Progress without obsession
Pick one marker to improve each week:
- 1–2 more reps per set, or
- slightly heavier dumbbells, or
- 10–15 seconds less rest, or
- one extra round
The body does not require novelty. It requires a reason to adapt.
A few cues that keep dumbbell training safe and effective
- Own the lowering. Most injuries happen when people rush the eccentric (the lowering phase). Slow down.
- Keep weights close. Dumbbells that drift away from your body turn into a lever. Levers are harder on joints.

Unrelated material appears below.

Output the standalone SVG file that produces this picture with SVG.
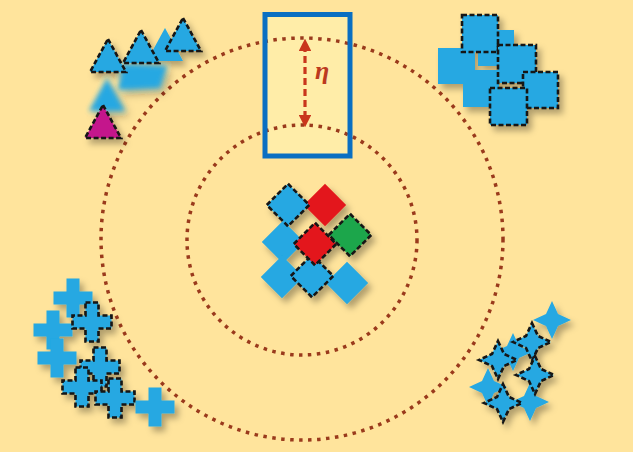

- Breathe like you mean it. Exhale during effort; don’t clamp down and turn red unless you’re intentionally bracing for heavy strength work.
- Stop chasing soreness. Soreness is not proof. Progress is proof.
- Leave one rep in the tank—often. Especially if you’re training frequently. Consistency beats collapse.
The quiet promise of dumbbells
There’s something reassuring about a tool that doesn’t pretend to be smarter than you. Dumbbells don’t congratulate you. They don’t track your reps. They don’t distract you with complexity. They simply ask: can you move well, repeatedly, under load?
And if you can, you don’t need half the machines people queue for. You don’t need an elaborate circuit that depends on perfect timing and empty equipment. You need a small collection of movements you can perform with care—and return to often enough that your body begins to trust you.
That trust is the real upgrade. Not access. Not novelty. Not even motivation.
Just the calm power of doing the work, in a way you can repeat.